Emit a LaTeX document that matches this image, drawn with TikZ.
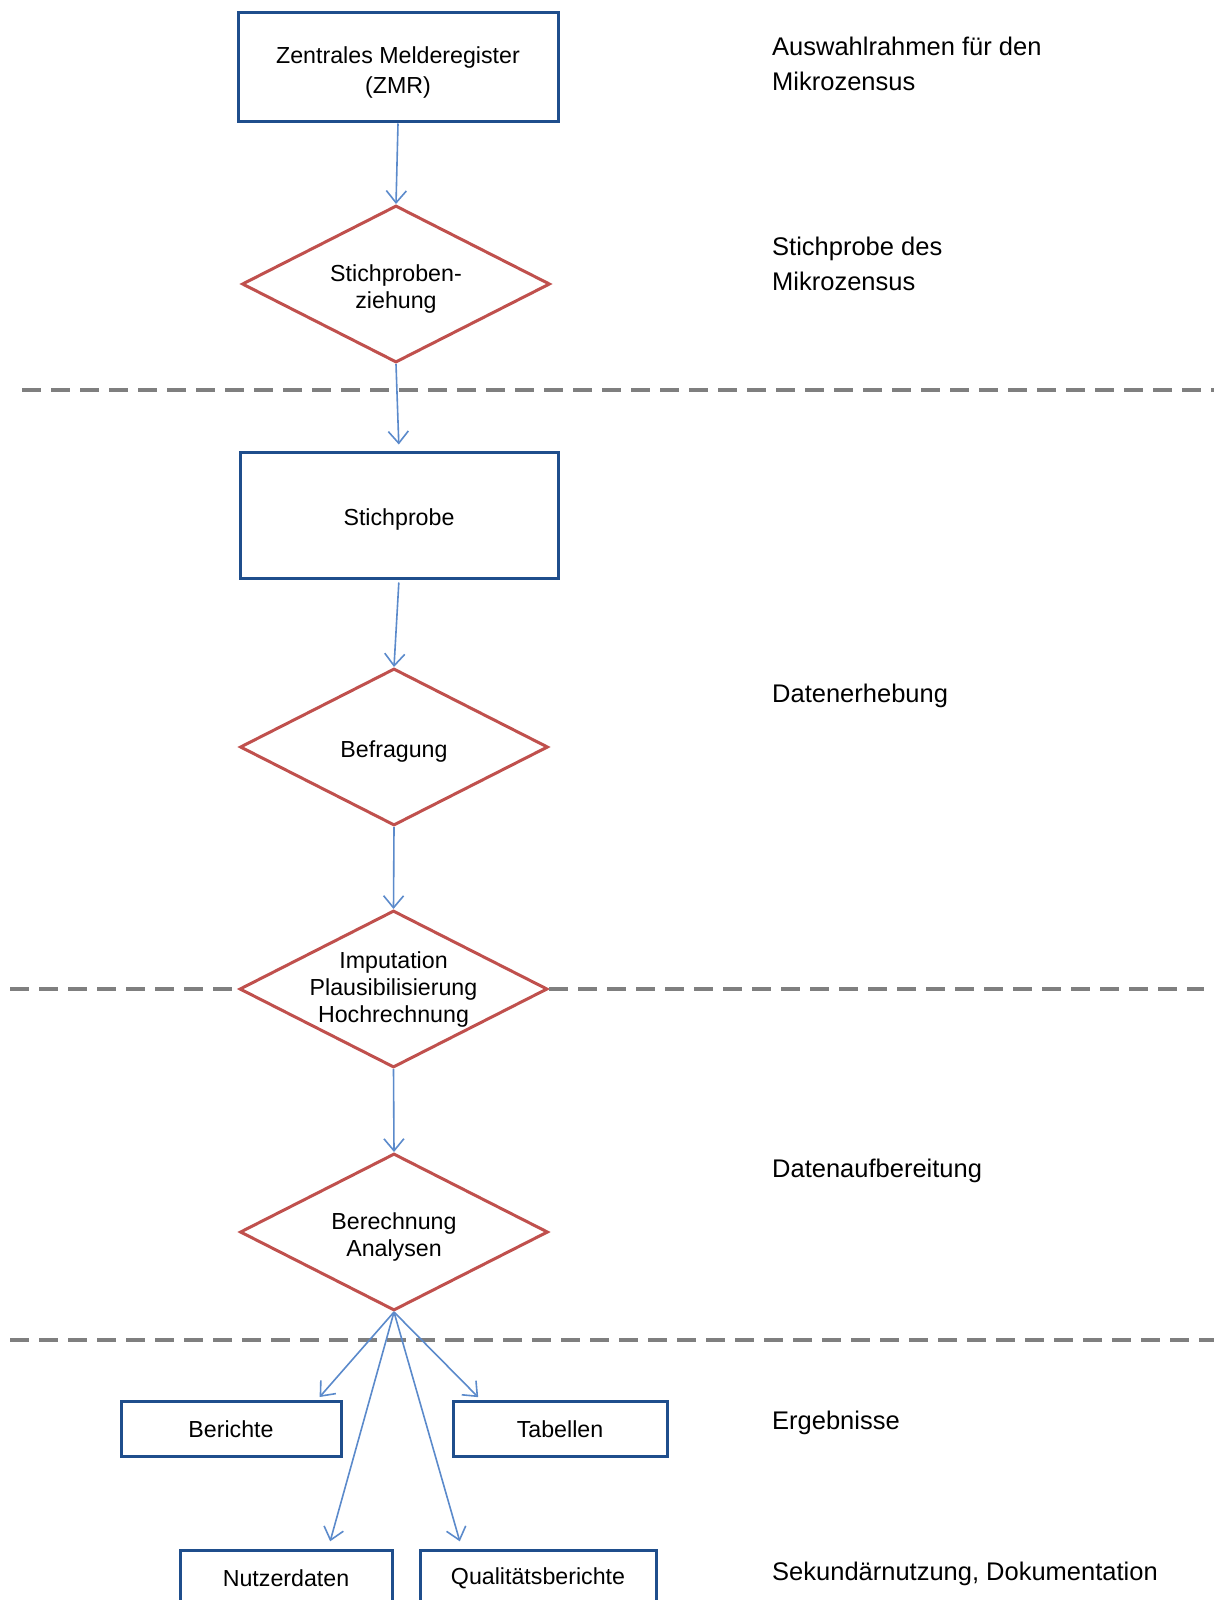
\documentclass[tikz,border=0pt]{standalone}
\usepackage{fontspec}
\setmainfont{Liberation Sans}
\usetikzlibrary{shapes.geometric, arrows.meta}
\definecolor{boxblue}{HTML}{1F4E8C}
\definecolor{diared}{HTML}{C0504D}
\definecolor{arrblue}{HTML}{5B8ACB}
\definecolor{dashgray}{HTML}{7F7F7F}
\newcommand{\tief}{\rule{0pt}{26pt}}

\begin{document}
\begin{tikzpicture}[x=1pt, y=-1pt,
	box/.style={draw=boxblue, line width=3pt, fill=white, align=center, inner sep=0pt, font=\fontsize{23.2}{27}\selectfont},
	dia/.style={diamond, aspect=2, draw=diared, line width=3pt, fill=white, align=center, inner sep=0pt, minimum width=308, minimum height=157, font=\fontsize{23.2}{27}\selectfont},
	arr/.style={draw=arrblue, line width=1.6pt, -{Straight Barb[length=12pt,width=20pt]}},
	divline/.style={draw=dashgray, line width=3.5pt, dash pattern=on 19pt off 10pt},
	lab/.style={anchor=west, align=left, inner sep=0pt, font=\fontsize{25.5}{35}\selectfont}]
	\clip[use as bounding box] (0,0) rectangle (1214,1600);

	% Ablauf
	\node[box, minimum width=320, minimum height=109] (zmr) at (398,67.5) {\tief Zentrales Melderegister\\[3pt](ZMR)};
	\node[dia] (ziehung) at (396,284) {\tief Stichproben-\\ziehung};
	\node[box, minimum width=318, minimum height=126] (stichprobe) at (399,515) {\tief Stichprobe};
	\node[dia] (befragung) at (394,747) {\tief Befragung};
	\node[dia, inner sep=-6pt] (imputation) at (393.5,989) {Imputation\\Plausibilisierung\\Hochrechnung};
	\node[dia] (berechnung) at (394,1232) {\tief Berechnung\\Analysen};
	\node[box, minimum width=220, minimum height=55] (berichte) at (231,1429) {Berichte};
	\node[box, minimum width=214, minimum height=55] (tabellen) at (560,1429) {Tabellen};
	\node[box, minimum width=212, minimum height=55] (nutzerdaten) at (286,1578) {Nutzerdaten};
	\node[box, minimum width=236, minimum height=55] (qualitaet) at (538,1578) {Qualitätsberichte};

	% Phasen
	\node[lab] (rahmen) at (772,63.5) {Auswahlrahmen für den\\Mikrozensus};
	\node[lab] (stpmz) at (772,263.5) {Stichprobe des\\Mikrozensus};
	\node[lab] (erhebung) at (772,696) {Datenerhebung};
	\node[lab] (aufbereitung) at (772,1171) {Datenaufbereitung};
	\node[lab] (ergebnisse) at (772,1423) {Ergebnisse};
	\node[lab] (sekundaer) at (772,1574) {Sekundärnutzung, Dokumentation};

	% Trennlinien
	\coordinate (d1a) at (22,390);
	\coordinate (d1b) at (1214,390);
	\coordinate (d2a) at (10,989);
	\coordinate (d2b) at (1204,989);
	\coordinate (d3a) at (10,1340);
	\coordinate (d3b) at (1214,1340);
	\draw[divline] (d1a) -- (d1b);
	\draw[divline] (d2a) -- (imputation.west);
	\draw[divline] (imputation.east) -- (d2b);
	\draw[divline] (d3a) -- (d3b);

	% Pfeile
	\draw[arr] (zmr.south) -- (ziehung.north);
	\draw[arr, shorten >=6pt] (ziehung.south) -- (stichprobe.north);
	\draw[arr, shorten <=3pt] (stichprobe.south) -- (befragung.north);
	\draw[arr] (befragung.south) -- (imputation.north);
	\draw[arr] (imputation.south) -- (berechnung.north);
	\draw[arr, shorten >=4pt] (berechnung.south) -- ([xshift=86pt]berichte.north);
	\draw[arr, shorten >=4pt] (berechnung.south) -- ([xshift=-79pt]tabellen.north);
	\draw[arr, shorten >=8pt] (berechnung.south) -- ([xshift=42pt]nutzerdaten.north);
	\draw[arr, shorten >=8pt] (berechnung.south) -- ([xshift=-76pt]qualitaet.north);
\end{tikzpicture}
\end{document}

--------------------

**Goal**
Return the material line for line, from its beginning to the line that contains "(0,0) rectangle (1214,1600);", with the pictures left out.

**Answer for the task**
Emit a LaTeX document that matches this image, drawn with TikZ.
\documentclass[tikz,border=0pt]{standalone}
\usepackage{fontspec}
\setmainfont{Liberation Sans}
\usetikzlibrary{shapes.geometric, arrows.meta}
\definecolor{boxblue}{HTML}{1F4E8C}
\definecolor{diared}{HTML}{C0504D}
\definecolor{arrblue}{HTML}{5B8ACB}
\definecolor{dashgray}{HTML}{7F7F7F}
\newcommand{\tief}{\rule{0pt}{26pt}}

\begin{document}
\begin{tikzpicture}[x=1pt, y=-1pt,
	box/.style={draw=boxblue, line width=3pt, fill=white, align=center, inner sep=0pt, font=\fontsize{23.2}{27}\selectfont},
	dia/.style={diamond, aspect=2, draw=diared, line width=3pt, fill=white, align=center, inner sep=0pt, minimum width=308, minimum height=157, font=\fontsize{23.2}{27}\selectfont},
	arr/.style={draw=arrblue, line width=1.6pt, -{Straight Barb[length=12pt,width=20pt]}},
	divline/.style={draw=dashgray, line width=3.5pt, dash pattern=on 19pt off 10pt},
	lab/.style={anchor=west, align=left, inner sep=0pt, font=\fontsize{25.5}{35}\selectfont}]
	\clip[use as bounding box] (0,0) rectangle (1214,1600);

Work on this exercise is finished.